Your task is to retype, word for word, the lines from the start of the data through the line holding "import * as". Do not include the pictures.

============================================================

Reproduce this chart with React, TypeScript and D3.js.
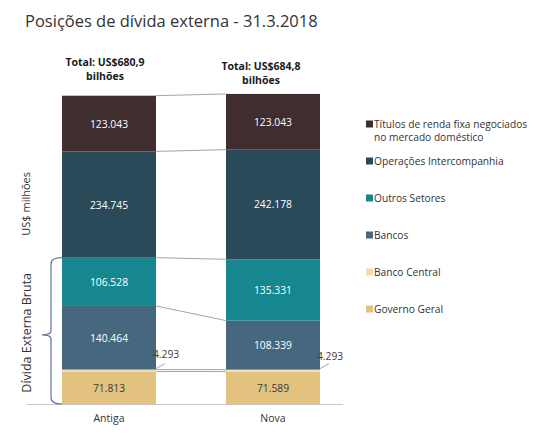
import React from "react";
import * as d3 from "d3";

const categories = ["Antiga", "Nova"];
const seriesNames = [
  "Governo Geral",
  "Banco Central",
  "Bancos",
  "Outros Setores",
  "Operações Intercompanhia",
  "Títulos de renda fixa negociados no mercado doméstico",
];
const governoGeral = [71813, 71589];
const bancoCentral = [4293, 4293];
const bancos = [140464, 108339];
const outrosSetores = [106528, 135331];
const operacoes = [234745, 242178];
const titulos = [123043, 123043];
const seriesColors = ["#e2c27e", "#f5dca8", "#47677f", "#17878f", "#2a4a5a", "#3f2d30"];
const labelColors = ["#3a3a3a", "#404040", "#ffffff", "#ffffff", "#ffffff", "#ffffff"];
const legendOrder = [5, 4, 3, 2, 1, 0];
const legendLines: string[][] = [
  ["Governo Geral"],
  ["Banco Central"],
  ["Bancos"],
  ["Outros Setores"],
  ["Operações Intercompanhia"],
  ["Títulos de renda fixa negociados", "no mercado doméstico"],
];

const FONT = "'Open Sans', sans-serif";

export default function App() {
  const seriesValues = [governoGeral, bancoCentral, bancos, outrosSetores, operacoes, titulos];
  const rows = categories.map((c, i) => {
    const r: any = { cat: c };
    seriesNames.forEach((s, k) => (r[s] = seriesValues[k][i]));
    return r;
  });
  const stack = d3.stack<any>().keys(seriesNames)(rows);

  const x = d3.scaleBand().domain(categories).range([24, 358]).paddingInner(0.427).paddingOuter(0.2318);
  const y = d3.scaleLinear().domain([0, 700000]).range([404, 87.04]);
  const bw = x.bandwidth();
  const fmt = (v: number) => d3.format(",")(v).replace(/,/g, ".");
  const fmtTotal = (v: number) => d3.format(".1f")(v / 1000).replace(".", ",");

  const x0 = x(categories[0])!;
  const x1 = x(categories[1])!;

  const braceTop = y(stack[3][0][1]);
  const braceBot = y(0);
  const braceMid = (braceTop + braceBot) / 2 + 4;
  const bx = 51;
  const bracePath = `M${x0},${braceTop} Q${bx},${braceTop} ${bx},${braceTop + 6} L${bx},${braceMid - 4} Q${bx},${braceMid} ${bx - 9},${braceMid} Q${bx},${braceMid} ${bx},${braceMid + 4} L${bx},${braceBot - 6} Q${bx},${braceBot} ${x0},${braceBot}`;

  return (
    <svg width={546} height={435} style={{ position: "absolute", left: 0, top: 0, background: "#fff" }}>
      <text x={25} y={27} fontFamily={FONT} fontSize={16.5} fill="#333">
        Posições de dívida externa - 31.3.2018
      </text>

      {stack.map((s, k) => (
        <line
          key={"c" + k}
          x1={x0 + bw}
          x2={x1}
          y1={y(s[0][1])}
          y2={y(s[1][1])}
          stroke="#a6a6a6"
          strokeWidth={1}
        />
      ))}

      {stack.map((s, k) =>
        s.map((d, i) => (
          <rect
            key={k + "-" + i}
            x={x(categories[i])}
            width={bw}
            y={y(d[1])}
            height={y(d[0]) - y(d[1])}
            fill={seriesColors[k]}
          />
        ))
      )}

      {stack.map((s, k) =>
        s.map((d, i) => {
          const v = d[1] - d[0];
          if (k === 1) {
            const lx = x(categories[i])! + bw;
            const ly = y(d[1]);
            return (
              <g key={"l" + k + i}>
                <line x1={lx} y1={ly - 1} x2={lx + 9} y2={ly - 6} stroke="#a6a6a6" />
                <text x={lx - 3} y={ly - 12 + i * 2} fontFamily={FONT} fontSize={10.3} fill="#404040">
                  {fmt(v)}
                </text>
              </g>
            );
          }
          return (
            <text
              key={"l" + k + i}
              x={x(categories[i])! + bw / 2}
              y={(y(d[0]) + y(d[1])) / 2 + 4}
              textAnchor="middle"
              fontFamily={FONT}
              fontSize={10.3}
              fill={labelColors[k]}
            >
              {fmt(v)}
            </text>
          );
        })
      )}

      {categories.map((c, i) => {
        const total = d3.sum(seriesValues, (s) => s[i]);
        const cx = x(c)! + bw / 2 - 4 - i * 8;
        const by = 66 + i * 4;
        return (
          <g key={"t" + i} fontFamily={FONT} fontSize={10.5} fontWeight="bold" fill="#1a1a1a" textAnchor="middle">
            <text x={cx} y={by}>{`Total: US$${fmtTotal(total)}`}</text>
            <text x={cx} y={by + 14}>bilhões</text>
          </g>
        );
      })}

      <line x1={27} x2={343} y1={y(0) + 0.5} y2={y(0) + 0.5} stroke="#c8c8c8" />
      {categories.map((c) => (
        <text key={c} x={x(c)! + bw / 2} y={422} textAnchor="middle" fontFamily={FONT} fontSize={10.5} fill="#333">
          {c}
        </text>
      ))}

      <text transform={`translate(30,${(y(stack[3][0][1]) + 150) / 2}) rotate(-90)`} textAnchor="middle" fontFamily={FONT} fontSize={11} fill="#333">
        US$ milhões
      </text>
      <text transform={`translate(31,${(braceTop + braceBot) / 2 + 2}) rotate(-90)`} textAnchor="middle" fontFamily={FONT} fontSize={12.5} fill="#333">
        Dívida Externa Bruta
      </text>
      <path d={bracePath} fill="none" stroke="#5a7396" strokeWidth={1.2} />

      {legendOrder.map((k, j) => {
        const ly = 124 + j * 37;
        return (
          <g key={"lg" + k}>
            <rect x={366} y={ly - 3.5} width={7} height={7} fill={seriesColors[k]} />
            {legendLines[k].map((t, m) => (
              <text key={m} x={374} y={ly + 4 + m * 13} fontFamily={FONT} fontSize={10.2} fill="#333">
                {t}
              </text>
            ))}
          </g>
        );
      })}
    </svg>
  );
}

============================================================

◆ Solution to the exercise:
Reproduce this chart with React, TypeScript and D3.js.
import React from "react";
import * as d3 from "d3";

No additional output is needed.